======== Data shown

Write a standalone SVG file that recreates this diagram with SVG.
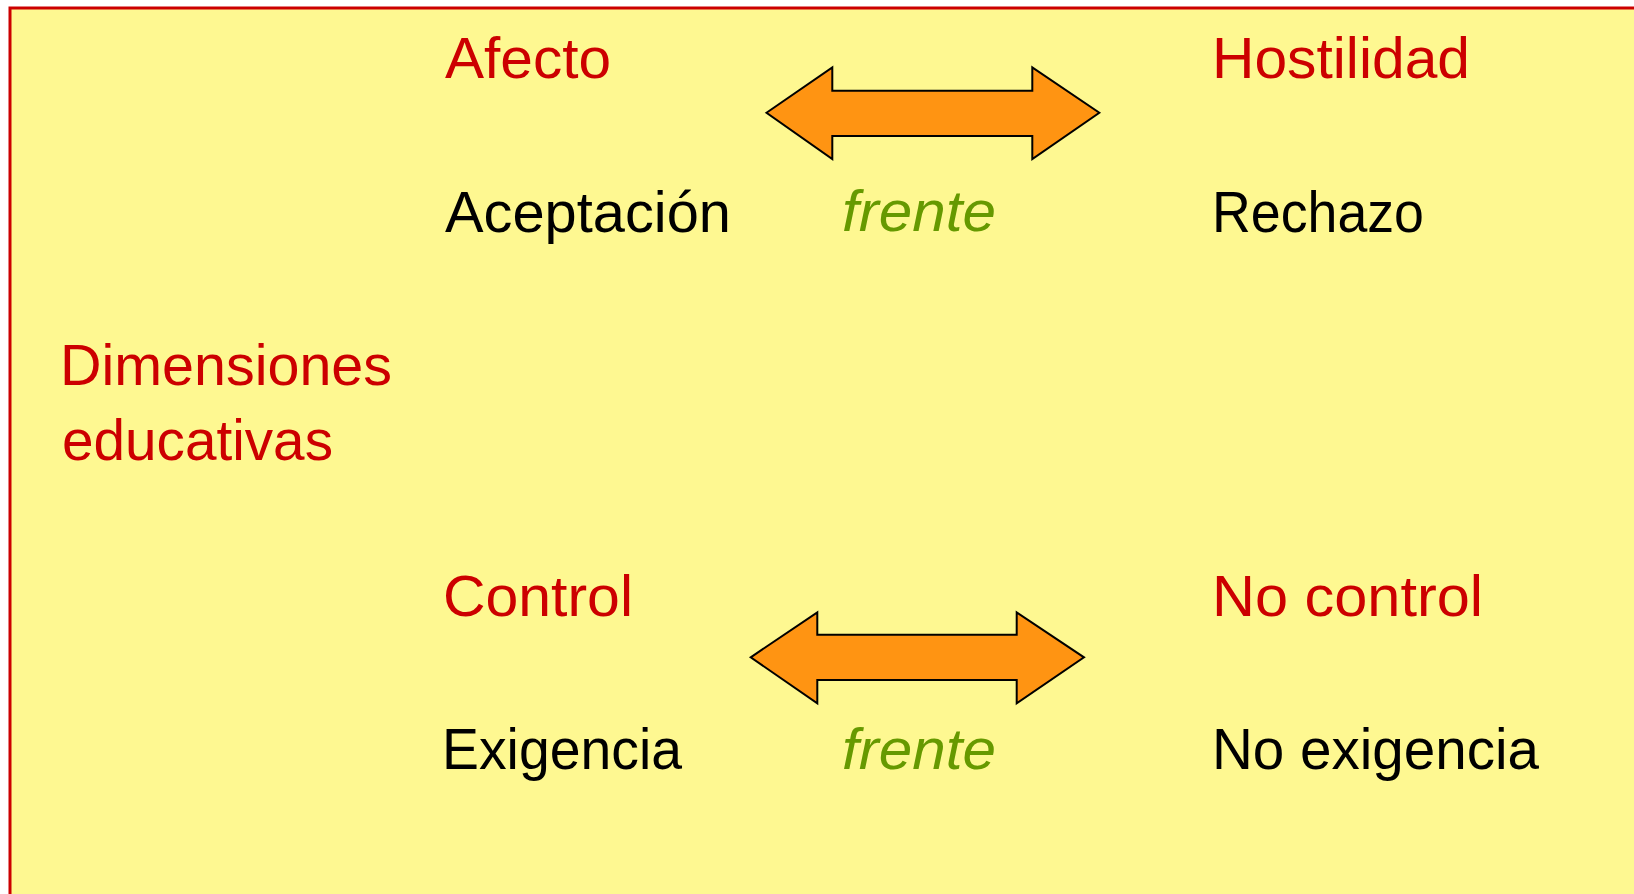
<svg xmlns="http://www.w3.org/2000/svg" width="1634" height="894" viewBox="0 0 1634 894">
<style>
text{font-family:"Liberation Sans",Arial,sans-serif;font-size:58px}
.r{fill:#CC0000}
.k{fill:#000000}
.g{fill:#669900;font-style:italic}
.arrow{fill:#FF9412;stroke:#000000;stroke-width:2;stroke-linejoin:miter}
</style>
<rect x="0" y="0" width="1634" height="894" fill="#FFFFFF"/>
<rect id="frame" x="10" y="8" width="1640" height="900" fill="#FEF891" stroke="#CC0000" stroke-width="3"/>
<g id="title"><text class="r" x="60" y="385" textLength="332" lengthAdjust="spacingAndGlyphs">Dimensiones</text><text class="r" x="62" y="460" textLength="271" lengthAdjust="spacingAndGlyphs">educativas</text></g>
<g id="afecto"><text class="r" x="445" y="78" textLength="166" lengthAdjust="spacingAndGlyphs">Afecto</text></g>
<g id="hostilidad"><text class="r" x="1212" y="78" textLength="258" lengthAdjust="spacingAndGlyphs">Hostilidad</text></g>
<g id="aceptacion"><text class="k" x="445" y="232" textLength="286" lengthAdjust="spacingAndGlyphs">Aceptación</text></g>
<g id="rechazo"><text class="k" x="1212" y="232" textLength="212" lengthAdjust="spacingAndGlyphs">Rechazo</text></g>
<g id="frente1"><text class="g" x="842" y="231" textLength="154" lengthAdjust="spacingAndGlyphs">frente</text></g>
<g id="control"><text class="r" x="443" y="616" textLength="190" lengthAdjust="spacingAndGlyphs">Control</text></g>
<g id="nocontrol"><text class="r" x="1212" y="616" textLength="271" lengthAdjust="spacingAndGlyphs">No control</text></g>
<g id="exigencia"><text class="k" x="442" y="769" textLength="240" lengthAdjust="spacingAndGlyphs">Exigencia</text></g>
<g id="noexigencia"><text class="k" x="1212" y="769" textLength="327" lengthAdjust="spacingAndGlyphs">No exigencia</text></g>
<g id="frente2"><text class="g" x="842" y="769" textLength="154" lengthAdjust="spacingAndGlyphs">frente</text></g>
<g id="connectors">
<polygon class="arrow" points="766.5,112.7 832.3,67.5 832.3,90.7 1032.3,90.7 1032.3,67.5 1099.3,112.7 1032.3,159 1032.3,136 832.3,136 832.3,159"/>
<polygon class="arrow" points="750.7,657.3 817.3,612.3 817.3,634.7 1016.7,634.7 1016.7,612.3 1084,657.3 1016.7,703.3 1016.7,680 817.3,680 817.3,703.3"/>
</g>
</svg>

================

__Goal of the exercise__.
Skip every picture and transcribe the data above exactly.

__Solved exercise__.
Write a standalone SVG file that recreates this diagram with SVG.
<svg xmlns="http://www.w3.org/2000/svg" width="1634" height="894" viewBox="0 0 1634 894">
<style>
text{font-family:"Liberation Sans",Arial,sans-serif;font-size:58px}
.r{fill:#CC0000}
.k{fill:#000000}
.g{fill:#669900;font-style:italic}
.arrow{fill:#FF9412;stroke:#000000;stroke-width:2;stroke-linejoin:miter}
</style>
<rect x="0" y="0" width="1634" height="894" fill="#FFFFFF"/>
<rect id="frame" x="10" y="8" width="1640" height="900" fill="#FEF891" stroke="#CC0000" stroke-width="3"/>
<g id="title"><text class="r" x="60" y="385" textLength="332" lengthAdjust="spacingAndGlyphs">Dimensiones</text><text class="r" x="62" y="460" textLength="271" lengthAdjust="spacingAndGlyphs">educativas</text></g>
<g id="afecto"><text class="r" x="445" y="78" textLength="166" lengthAdjust="spacingAndGlyphs">Afecto</text></g>
<g id="hostilidad"><text class="r" x="1212" y="78" textLength="258" lengthAdjust="spacingAndGlyphs">Hostilidad</text></g>
<g id="aceptacion"><text class="k" x="445" y="232" textLength="286" lengthAdjust="spacingAndGlyphs">Aceptación</text></g>
<g id="rechazo"><text class="k" x="1212" y="232" textLength="212" lengthAdjust="spacingAndGlyphs">Rechazo</text></g>
<g id="frente1"><text class="g" x="842" y="231" textLength="154" lengthAdjust="spacingAndGlyphs">frente</text></g>
<g id="control"><text class="r" x="443" y="616" textLength="190" lengthAdjust="spacingAndGlyphs">Control</text></g>
<g id="nocontrol"><text class="r" x="1212" y="616" textLength="271" lengthAdjust="spacingAndGlyphs">No control</text></g>
<g id="exigencia"><text class="k" x="442" y="769" textLength="240" lengthAdjust="spacingAndGlyphs">Exigencia</text></g>
<g id="noexigencia"><text class="k" x="1212" y="769" textLength="327" lengthAdjust="spacingAndGlyphs">No exigencia</text></g>
<g id="frente2"><text class="g" x="842" y="769" textLength="154" lengthAdjust="spacingAndGlyphs">frente</text></g>
<g id="connectors">
<polygon class="arrow" points="766.5,112.7 832.3,67.5 832.3,90.7 1032.3,90.7 1032.3,67.5 1099.3,112.7 1032.3,159 1032.3,136 832.3,136 832.3,159"/>
<polygon class="arrow" points="750.7,657.3 817.3,612.3 817.3,634.7 1016.7,634.7 1016.7,612.3 1084,657.3 1016.7,703.3 1016.7,680 817.3,680 817.3,703.3"/>
</g>
</svg>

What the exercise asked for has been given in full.